Entre eles, falou dos dois integrantes da organização criminosa assassinados em 2021: Anselmo Santa Fausta, o Cara Preta, e Antonio Corona Neto, o Sem Sangue. O empresário delator, assassinado no aeroporto de Guarulhos em novembro passado, chegou a ser acusado pela Justiça como mandante das mortes de Cara Preta e Sem Sangue. Ele sempre negou os crimes.
Crime organizado avança sem medo, sem freios e sem fronteiras
Para o especialista em segurança pública Sérgio Gomes, o avanço das organizações criminosas é preocupante e passou, muito rapidamente, a falar em bilhões de reais. “Avançam facilmente diante das facilidades que encontram para expandir negócios e mercados. Já atuam como verdadeiras multinacionais do crime”, reforça o profissional que integrou, por décadas, o serviço de inteligência das forças federais da segurança na região da fronteira entre Brasil e Paraguai.

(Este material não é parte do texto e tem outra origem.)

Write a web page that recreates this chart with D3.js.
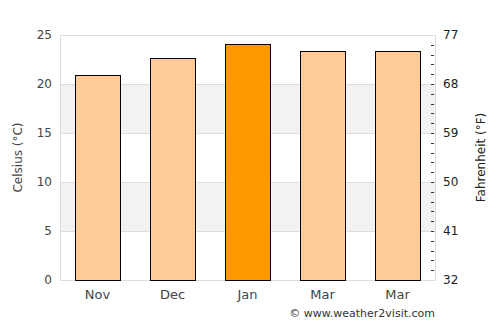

Ele alerta que a expansão das organizações se intensifica por parcerias com máfias e cartéis pelo mundo, a exemplo do atual envolvimento de um grupo chinês. Recentemente, o ministro da Justiça e Segurança Pública, Ricardo Lewandowski, disse que, diante do avanço e da modernização das organizações criminosas, o Estado brasileiro precisa agir e defendeu a implantação da criticada PEC da Segurança Pública. O ministro disse que a segurança pública “necessita de modernização para acompanhar o avanço destas organizações”.
Para Gomes, é essencial haver mais policiamento nas fronteiras, intensificação do combate ao crime organizado, criação de novos e modernos mecanismos de investigação para sufocar financeiramente as organizações criminosas, rastreamento e apreenão de dinheiro. Mas é possível tomar essas medidas sem que o governo federal tente se impor às políticas dos estados. “Não tirar competências dos estados para centralizá-las na União”, completa o especialista.
A PEC vem sendo criticada por governadores, como os do Sul e Sudeste, que em novembro, durante reunião em Florianópolis, trataram da proposta da União. Os governadores se dizem preocupados com o que vem sendo posto e que precisam de contribuição da pasta, mas não de concorrência na segurança pública.